• Request: Reproduce nothing except the lines between the line with "What matplotlib code" and the line with "ax.set_axisbelow(True)", both ends included, and please leave out pictures.

====================

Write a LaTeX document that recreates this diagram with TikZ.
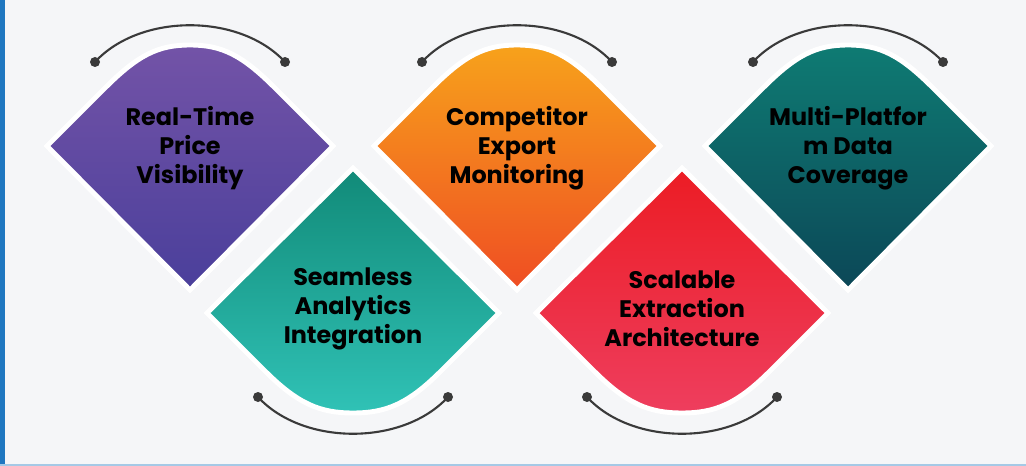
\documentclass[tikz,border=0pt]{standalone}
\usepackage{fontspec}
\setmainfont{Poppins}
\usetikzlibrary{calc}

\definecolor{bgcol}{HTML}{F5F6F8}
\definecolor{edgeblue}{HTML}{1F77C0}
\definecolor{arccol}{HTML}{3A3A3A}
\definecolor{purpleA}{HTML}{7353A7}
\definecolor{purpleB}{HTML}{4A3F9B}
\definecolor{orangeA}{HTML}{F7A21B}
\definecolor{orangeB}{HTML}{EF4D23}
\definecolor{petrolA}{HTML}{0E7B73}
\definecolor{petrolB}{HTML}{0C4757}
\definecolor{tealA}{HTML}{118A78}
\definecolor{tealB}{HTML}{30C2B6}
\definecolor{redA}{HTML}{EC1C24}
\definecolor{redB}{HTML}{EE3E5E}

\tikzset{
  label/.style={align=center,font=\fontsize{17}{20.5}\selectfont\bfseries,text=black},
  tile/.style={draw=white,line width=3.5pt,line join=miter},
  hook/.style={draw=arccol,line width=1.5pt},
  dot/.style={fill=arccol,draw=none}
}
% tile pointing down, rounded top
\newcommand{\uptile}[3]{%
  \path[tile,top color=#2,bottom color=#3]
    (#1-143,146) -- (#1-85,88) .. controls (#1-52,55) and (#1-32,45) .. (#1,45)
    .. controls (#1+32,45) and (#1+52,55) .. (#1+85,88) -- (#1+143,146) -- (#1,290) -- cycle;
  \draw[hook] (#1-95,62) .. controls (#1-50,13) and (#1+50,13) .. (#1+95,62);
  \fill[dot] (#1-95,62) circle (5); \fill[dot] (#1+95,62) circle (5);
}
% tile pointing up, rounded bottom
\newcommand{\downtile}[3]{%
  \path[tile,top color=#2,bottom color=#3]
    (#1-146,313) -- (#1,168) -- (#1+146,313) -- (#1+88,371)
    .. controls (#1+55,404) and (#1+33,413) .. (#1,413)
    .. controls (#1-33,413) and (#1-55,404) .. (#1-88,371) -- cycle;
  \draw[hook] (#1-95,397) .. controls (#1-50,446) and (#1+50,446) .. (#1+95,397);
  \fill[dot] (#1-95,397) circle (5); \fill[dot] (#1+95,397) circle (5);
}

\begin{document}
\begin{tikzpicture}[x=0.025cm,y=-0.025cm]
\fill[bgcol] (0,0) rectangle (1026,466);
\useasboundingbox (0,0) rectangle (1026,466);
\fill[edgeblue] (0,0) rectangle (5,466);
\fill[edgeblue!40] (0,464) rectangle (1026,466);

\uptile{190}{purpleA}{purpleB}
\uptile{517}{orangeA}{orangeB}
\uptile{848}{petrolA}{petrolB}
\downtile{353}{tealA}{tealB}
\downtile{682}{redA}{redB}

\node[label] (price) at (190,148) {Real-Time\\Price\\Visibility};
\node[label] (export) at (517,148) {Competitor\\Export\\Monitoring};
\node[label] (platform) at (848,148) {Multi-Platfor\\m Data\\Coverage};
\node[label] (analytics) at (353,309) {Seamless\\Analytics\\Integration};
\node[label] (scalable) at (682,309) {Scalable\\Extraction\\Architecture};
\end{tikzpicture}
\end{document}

====================

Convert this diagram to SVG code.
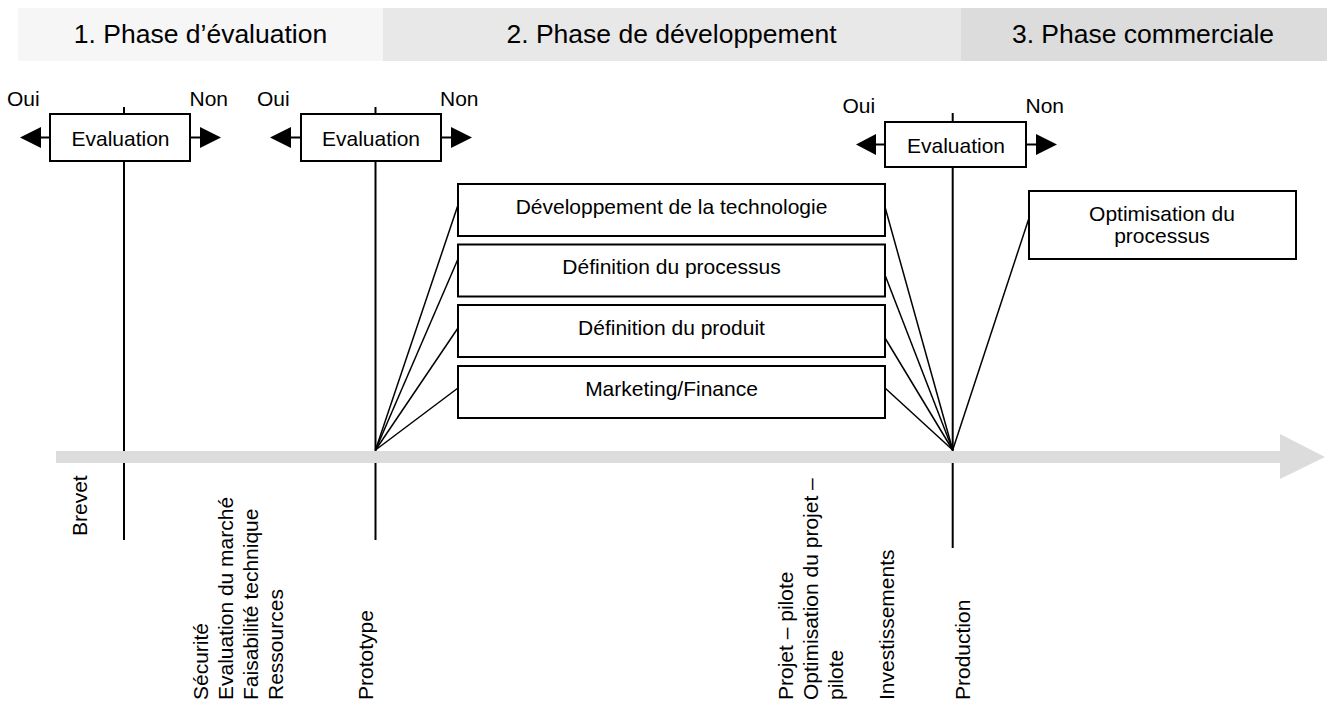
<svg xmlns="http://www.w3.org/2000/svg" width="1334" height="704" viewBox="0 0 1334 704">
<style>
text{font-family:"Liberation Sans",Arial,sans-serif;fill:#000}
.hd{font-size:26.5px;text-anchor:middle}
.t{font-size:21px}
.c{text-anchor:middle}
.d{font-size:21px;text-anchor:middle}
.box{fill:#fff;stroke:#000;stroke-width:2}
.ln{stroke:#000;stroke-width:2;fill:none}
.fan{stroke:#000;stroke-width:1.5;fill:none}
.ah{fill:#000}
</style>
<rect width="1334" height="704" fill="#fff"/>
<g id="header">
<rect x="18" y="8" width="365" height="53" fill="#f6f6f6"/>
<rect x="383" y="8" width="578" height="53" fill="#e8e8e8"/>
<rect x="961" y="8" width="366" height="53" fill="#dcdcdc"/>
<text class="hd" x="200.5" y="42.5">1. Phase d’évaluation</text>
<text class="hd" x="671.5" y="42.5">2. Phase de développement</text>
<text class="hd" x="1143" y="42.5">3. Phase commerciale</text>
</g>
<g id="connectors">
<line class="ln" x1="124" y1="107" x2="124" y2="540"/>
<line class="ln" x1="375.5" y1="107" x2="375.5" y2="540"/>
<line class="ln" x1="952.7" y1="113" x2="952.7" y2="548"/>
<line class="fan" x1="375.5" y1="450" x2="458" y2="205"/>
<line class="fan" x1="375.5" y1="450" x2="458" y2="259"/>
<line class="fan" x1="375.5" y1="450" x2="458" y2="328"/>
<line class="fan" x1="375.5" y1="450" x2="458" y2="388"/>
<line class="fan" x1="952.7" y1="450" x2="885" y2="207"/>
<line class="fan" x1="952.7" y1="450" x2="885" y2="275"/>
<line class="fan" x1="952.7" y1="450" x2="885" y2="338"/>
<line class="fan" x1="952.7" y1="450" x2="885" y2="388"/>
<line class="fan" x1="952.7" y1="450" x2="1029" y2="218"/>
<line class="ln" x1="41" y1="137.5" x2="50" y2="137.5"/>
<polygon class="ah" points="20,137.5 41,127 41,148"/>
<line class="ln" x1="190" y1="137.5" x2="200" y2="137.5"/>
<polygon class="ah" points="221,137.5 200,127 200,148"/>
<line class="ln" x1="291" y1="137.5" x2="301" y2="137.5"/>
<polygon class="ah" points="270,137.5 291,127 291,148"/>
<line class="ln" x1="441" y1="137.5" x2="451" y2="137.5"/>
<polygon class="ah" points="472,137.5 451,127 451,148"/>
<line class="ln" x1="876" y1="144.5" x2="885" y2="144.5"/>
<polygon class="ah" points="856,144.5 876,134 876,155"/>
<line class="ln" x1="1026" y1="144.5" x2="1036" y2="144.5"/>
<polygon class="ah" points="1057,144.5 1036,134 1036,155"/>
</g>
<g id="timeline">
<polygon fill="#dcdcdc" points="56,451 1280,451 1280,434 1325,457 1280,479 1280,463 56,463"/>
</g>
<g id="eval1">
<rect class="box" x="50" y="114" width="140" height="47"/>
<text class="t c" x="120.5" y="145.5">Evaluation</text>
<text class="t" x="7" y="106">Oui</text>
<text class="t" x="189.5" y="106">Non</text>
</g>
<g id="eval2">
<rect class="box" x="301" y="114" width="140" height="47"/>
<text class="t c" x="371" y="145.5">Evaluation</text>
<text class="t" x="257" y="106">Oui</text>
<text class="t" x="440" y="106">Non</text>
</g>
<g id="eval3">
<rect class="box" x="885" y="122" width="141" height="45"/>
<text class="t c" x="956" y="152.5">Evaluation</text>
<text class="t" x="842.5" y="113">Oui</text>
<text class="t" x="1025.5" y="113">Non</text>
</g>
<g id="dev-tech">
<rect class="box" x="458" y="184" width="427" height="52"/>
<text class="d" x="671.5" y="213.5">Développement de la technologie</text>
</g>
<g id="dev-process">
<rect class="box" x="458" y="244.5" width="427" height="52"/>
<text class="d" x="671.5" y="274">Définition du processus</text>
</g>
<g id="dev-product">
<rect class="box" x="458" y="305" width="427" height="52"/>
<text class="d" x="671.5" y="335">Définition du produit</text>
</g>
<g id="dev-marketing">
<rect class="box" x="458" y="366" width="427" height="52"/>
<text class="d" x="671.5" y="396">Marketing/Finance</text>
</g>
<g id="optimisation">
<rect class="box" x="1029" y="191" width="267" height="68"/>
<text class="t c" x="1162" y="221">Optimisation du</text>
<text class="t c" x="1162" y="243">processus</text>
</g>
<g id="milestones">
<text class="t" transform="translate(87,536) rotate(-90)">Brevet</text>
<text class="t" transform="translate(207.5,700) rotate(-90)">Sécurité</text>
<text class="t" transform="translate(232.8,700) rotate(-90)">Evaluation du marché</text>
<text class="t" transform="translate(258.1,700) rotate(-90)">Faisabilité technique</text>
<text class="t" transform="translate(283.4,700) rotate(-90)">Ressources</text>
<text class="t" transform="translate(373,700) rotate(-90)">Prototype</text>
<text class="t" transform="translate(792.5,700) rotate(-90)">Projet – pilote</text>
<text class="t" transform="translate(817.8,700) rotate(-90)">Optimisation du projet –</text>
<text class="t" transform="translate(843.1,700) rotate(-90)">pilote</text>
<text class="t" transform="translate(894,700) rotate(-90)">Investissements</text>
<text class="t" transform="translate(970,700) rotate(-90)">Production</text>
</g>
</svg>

====================

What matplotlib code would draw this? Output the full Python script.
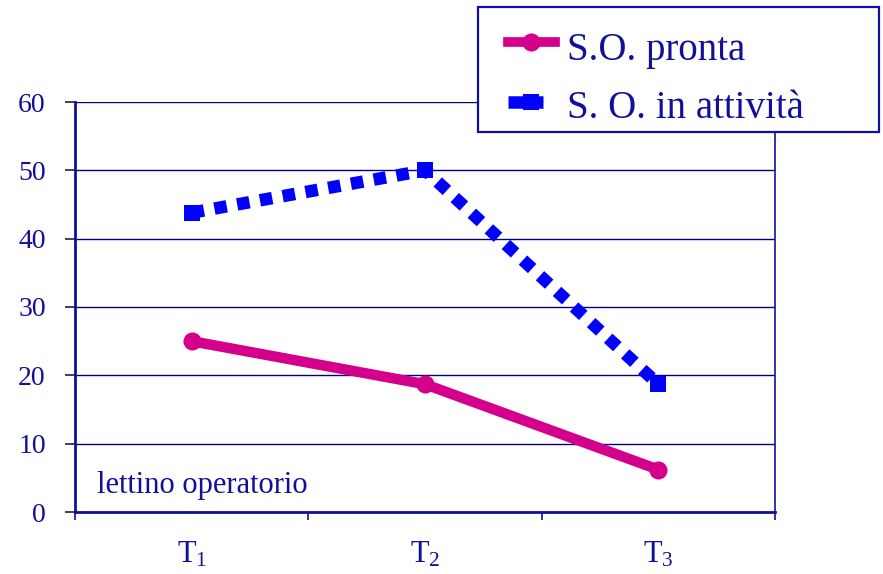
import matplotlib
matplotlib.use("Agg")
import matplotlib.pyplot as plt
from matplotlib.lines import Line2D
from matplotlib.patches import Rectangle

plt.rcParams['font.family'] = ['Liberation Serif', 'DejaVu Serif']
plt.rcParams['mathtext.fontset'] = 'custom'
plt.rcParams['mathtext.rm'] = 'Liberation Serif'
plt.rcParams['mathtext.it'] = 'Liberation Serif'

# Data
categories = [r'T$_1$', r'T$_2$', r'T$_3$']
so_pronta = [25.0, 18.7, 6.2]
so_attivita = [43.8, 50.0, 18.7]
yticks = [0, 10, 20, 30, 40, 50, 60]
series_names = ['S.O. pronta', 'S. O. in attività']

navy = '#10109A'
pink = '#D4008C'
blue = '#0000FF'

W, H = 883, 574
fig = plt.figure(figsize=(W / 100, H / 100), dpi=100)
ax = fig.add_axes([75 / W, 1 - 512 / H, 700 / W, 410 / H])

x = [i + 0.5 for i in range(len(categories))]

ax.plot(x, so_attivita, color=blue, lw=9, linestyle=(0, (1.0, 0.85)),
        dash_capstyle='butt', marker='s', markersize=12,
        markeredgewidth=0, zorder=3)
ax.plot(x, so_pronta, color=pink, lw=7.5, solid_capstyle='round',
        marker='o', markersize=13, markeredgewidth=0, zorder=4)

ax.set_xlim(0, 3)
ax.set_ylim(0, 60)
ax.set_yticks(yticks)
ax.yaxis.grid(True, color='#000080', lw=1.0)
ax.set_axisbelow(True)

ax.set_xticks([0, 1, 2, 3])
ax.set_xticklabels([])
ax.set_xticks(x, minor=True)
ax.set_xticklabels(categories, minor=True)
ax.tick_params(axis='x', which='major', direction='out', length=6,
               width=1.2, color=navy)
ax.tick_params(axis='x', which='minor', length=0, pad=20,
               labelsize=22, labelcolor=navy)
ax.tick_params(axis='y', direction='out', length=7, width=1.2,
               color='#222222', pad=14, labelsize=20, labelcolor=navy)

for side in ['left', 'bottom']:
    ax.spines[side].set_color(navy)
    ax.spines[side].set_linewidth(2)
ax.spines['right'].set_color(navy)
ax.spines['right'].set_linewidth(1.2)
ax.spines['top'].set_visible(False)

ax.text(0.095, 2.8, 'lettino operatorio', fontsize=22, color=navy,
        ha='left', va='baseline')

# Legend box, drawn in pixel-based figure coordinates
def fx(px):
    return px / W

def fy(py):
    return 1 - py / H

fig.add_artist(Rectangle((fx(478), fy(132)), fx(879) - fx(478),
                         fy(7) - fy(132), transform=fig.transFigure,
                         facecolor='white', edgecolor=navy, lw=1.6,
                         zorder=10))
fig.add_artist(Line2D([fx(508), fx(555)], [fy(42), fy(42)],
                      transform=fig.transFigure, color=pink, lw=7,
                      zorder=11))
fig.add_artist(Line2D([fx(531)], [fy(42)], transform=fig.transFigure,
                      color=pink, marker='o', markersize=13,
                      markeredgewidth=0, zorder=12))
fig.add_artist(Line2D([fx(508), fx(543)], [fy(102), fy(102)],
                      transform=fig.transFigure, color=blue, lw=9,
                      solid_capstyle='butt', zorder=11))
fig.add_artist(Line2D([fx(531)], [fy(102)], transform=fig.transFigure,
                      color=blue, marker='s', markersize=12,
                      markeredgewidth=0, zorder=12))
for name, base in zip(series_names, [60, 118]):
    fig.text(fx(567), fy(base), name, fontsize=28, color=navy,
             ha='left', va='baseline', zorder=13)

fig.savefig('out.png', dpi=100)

====================

• Answer to this exercise:
What matplotlib code would draw this? Output the full Python script.
import matplotlib
matplotlib.use("Agg")
import matplotlib.pyplot as plt
from matplotlib.lines import Line2D
from matplotlib.patches import Rectangle

plt.rcParams['font.family'] = ['Liberation Serif', 'DejaVu Serif']
plt.rcParams['mathtext.fontset'] = 'custom'
plt.rcParams['mathtext.rm'] = 'Liberation Serif'
plt.rcParams['mathtext.it'] = 'Liberation Serif'

# Data
categories = [r'T$_1$', r'T$_2$', r'T$_3$']
so_pronta = [25.0, 18.7, 6.2]
so_attivita = [43.8, 50.0, 18.7]
yticks = [0, 10, 20, 30, 40, 50, 60]
series_names = ['S.O. pronta', 'S. O. in attività']

navy = '#10109A'
pink = '#D4008C'
blue = '#0000FF'

W, H = 883, 574
fig = plt.figure(figsize=(W / 100, H / 100), dpi=100)
ax = fig.add_axes([75 / W, 1 - 512 / H, 700 / W, 410 / H])

x = [i + 0.5 for i in range(len(categories))]

ax.plot(x, so_attivita, color=blue, lw=9, linestyle=(0, (1.0, 0.85)),
        dash_capstyle='butt', marker='s', markersize=12,
        markeredgewidth=0, zorder=3)
ax.plot(x, so_pronta, color=pink, lw=7.5, solid_capstyle='round',
        marker='o', markersize=13, markeredgewidth=0, zorder=4)

ax.set_xlim(0, 3)
ax.set_ylim(0, 60)
ax.set_yticks(yticks)
ax.yaxis.grid(True, color='#000080', lw=1.0)
ax.set_axisbelow(True)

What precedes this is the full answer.